* Strong data raises questions on Fed stimulus timing
* Smithfield shares soar, China's Shuanghui to buy
* SLM Corp jumps on plan to split into two companies
* Indexes off: Dow 1.1 pct; S&P 1.2 pct; Nasdaq 1 pct
By Angela Moon
NEW YORK, May 29 U.S. stocks fell more than 1
percent on Wednesday, retreating sharply from record levels
scaled recently, on concerns the U.S. Federal Reserve may start
to ease up on its economy-boosting stimulus program.
The decline in equities followed a sudden move in U.S.
Treasuries on expectations that the Fed will begin to pare its
monetary stimulus as the U.S. economy improves.
The retreat was broad across all sectors, with telecoms and
utilities stocks among the day's top decliners. The S&P telecoms
sector index lost 2.2 percent and utilities sector
index fell 2.1 percent.
Supportive monetary policies from central banks around the
world have lifted equity markets this year, with the S&P 500 up
almost 16 percent. On Tuesday, stocks soared and the Dow closed
at a record high after the Bank of Japan and European Central
Bank reassured investors that policies designed to boost
economic growth would stay in place.
Last week, indexes fell on concerns that the program may be
scaled back sooner than expected, and strong economic data on
Tuesday stirred speculation that the Fed may begin tapering off
its program soon. The concerns sent U.S. Treasury debt yields
to their highest levels in over a year and pulled
equities back from session highs.
While strong corporate earnings have also contributed to the
equity market's surge in 2013, central bank stimulus has
encouraged investors to add to positions as the equity market
dipped, limiting extended selloffs. Any change to the stimulus
program may prompt a round of profit taking.
"Market valuations are a bit above historical average
valuations. (But) there continue to be numerous stocks with good
growth opportunities at bargain prices," said David Brown, chief
market strategist at Sabrient Systems, an independent equity
research firm based in Santa Barbara, California.
Brown said utilities, telecoms and consumer non-cyclicals
were sectors that investors should avoid as they were considered
The Dow Jones industrial average was down 174.79
points, or 1.13 percent, at 15,234.60. The Standard & Poor's 500
Index was down 19.49 points, or 1.17 percent, at
1,640.57. The Nasdaq Composite Index was down 36.40
points, or 1.04 percent, at 3,452.49.
The benchmark 10-year U.S. Treasury note was up
5/32, with the yield at 2.1492 percent.
Cyclical companies, closely tied to the pace of economic
growth, have been volatile amid the uncertainty over how long
the Fed will continue its stimulus measures.

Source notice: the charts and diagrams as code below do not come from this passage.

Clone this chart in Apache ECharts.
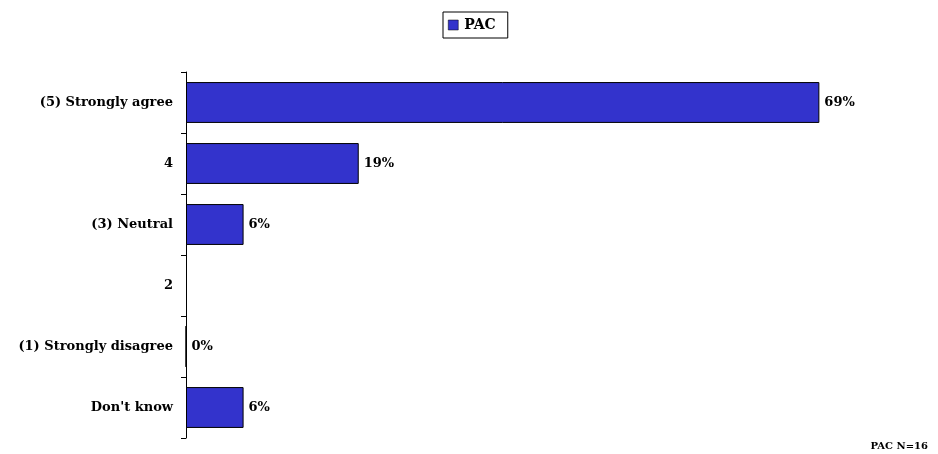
<!DOCTYPE html>
<html>
<head>
<meta charset="utf-8">
<script src="https://cdn.jsdelivr.net/npm/echarts@6/dist/echarts.min.js"></script>
<style>
  html, body { margin: 0; padding: 0; background: #fff; }
  #chart { width: 938px; height: 454px; }
</style>
</head>
<body>
<div id="chart"></div>
<script>
// Survey responses, PAC N=16 (share of respondents, %)
const categories = ['(5) Strongly agree', '4', '(3) Neutral', '2', '(1) Strongly disagree', "Don't know"];
const pacValues = [68.75, 18.75, 6.25, null, 0, 6.25];
const seriesName = 'PAC';
const footnote = 'PAC N=16';

const font = 'DejaVu Serif, serif';

const chart = echarts.init(document.getElementById('chart'));

chart.setOption({
    animation: false,
    textStyle: { fontFamily: font },
    legend: {
        data: [seriesName],
        left: 443,
        top: 12,
        padding: [6, 12, 6, 5],
        borderColor: '#000',
        borderWidth: 1,
        itemWidth: 10,
        itemHeight: 10,
        itemGap: 4,
        icon: 'rect',
        itemStyle: { borderColor: '#000', borderWidth: 0.5 },
        textStyle: { fontFamily: font, fontWeight: 'bold', fontSize: 14, color: '#000', padding: [0, 0, 0, 1] }
    },
    grid: { left: 186, right: 15, top: 72, bottom: 16, containLabel: false },
    xAxis: {
        type: 'value',
        min: 0,
        max: 80,
        show: false
    },
    yAxis: {
        type: 'category',
        data: categories,
        inverse: true,
        axisLine: { show: true, lineStyle: { color: '#000', width: 1 } },
        axisTick: { show: true, length: 5, lineStyle: { color: '#000' } },
        axisLabel: {
            color: '#000',
            fontFamily: font,
            fontWeight: 'bold',
            fontSize: 13,
            margin: 13
        }
    },
    series: [{
        name: seriesName,
        type: 'bar',
        data: pacValues,
        barCategoryGap: '33%',
        itemStyle: { color: '#3333CC', borderColor: '#000', borderWidth: 1 },
        label: {
            show: true,
            position: 'right',
            distance: 5,
            color: '#000',
            fontFamily: font,
            fontWeight: 'bold',
            fontSize: 13,
            formatter: p => (p.value == null ? '' : Math.round(p.value) + '%')
        }
    }],
    graphic: [{
        type: 'text',
        right: 10,
        bottom: 3,
        style: { text: footnote, fontFamily: font, fontWeight: 'bold', fontSize: 10, fill: '#000' }
    }]
});
</script>
</body>
</html>
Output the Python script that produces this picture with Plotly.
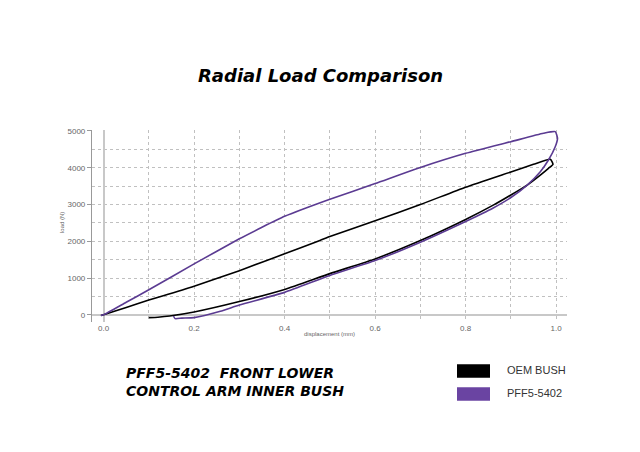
import plotly.graph_objects as go

# OEM bush hysteresis loop (displacement mm, load N)
oem_x = [-0.006, 0.0, 0.05, 0.1, 0.13, 0.2, 0.3, 0.35, 0.4, 0.478, 0.5, 0.6, 0.7, 0.8, 0.9, 0.95, 0.987, 0.993, 0.983, 0.965, 0.936, 0.9, 0.862, 0.8, 0.7, 0.6, 0.5, 0.4, 0.3, 0.2, 0.146, 0.12, 0.1]
oem_y = [-20, 0, 200, 400, 510, 775, 1200, 1430, 1660, 2020, 2130, 2560, 3000, 3470, 3885, 4093, 4229, 4093, 3984, 3800, 3529, 3260, 2990, 2594, 2020, 1520, 1120, 690, 360, 76, -33, -65, -77]

# PFF5-5402 hysteresis loop
pff_x = [-0.006, 0.0, 0.05, 0.1, 0.2, 0.3, 0.35, 0.4, 0.5, 0.6, 0.7, 0.8, 0.9, 0.972, 0.998, 1.003, 0.998, 0.983, 0.965, 0.936, 0.9, 0.86, 0.8, 0.7, 0.6, 0.5, 0.4, 0.3, 0.258, 0.2, 0.173, 0.158, 0.1545]
pff_y = [-20, 0, 340, 680, 1384, 2067, 2380, 2678, 3142, 3570, 4007, 4392, 4709, 4937, 4981, 4800, 4572, 4210, 3891, 3529, 3190, 2900, 2540, 1976, 1475, 1070, 610, 265, 95, -76, -90, -104, -33]

x_ticks = [0.0, 0.2, 0.4, 0.6, 0.8, 1.0]
y_ticks = [0, 1000, 2000, 3000, 4000, 5000]
legend_names = ["OEM BUSH", "PFF5-5402"]
line_colors = ["#000000", "#5b3b92"]
box_colors = ["#000000", "#6a44a2"]

W, H = 640, 452
ML, MR, MT, MB = 92, 73, 130, 130
PW, PH = W - ML - MR, H - MT - MB


def px(xp):
    return (xp - ML) / PW


def py(yp):
    return (H - MB - yp) / PH


fig = go.Figure()
fig.add_trace(go.Scatter(x=oem_x, y=oem_y, mode="lines", name=legend_names[0],
                         line=dict(color=line_colors[0], width=1.6, shape="spline", smoothing=0.5),
                         showlegend=False))
fig.add_trace(go.Scatter(x=pff_x, y=pff_y, mode="lines", name=legend_names[1],
                         line=dict(color=line_colors[1], width=1.6, shape="spline", smoothing=0.5),
                         showlegend=False))

grid = "#c0c0c0"
fig.update_xaxes(range=[-0.0256, 1.024], tickvals=x_ticks, ticktext=[f"{v:.1f}" for v in x_ticks],
                 showgrid=True, gridcolor=grid, griddash="dot", gridwidth=1,
                 minor=dict(dtick=0.1, tick0=0, showgrid=True, gridcolor=grid, griddash="dot", gridwidth=1),
                 zeroline=True, zerolinecolor="#c8c8c8", zerolinewidth=1.5,
                 showline=False, ticks="",
                 tickfont=dict(family="Liberation Sans", size=8, color="#666666"))
fig.update_yaxes(range=[-196, 5027], tickvals=y_ticks,
                 showgrid=True, gridcolor=grid, griddash="dot", gridwidth=1,
                 minor=dict(dtick=500, tick0=0, showgrid=True, gridcolor=grid, griddash="dot", gridwidth=1),
                 zeroline=True, zerolinecolor="#c8c8c8", zerolinewidth=1.5,
                 showline=True, linecolor="#999999", linewidth=1.2,
                 ticks="outside", ticklen=4, tickcolor="#999999",
                 tickfont=dict(family="Liberation Sans", size=8, color="#666666"))

annotations = [
    dict(text="<b><i>Radial Load Comparison</i></b>", x=px(320), y=py(75), xref="paper", yref="paper",
         showarrow=False, xanchor="center", yanchor="middle",
         font=dict(family="DejaVu Sans", size=18, color="#000000")),
    dict(text="<b><i>PFF5-5402  FRONT LOWER<br>CONTROL ARM INNER BUSH</i></b>", x=px(124), y=py(382),
         xref="paper", yref="paper", showarrow=False, xanchor="left", yanchor="middle", align="left",
         font=dict(family="DejaVu Sans", size=14, color="#000000")),
    dict(text="displacement (mm)", x=px(329), y=py(333.5), xref="paper", yref="paper",
         showarrow=False, xanchor="center", yanchor="middle",
         font=dict(family="Liberation Sans", size=6, color="#666666")),
    dict(text="load (N)", x=px(62), y=py(223), xref="paper", yref="paper", textangle=-90,
         showarrow=False, xanchor="center", yanchor="middle",
         font=dict(family="Liberation Sans", size=6, color="#666666")),
]
shapes = []
for i, (name, col) in enumerate(zip(legend_names, box_colors)):
    yc = 371 + i * 23
    shapes.append(dict(type="rect", xref="paper", yref="paper", x0=px(457), x1=px(490),
                       y0=py(yc + 6.7), y1=py(yc - 6.7), fillcolor=col, line=dict(width=0)))
    annotations.append(dict(text=name, x=px(505), y=py(yc - 1), xref="paper", yref="paper",
                            showarrow=False, xanchor="left", yanchor="middle",
                            font=dict(family="Liberation Sans", size=11, color="#333333")))

fig.update_layout(width=W, height=H, margin=dict(l=ML, r=MR, t=MT, b=MB),
                  paper_bgcolor="white", plot_bgcolor="white",
                  annotations=annotations, shapes=shapes, showlegend=False)
fig.write_html("out.html")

U.S. Steel Corp fell 2.6 percent to $17.99 and Cliffs
Natural Resources lost more than 7 percent to $18.65.
In company news, Smithfield Foods surged 25 percent
to $32.48 after China's Shuanghui Group agreed to buy the
company for $34 a share.
SLM Corp rose 4.7 percent to $24.06 as the S&P's
biggest percentage gainer after the student loan provider said
it would split the company into two publicly traded entities and
named John Remondi its chief executive officer.
Trina Solar Ltd slumped 13.5 percent to $5.87 after
reporting its seventh straight quarterly loss.
Apple Inc Chief Executive Tim Cook said late
Wednesday he expected the tech giant to release "several more
game changers," hinting that wearable computers could be among
them. Shares edged 0.4 percent higher to $442.94.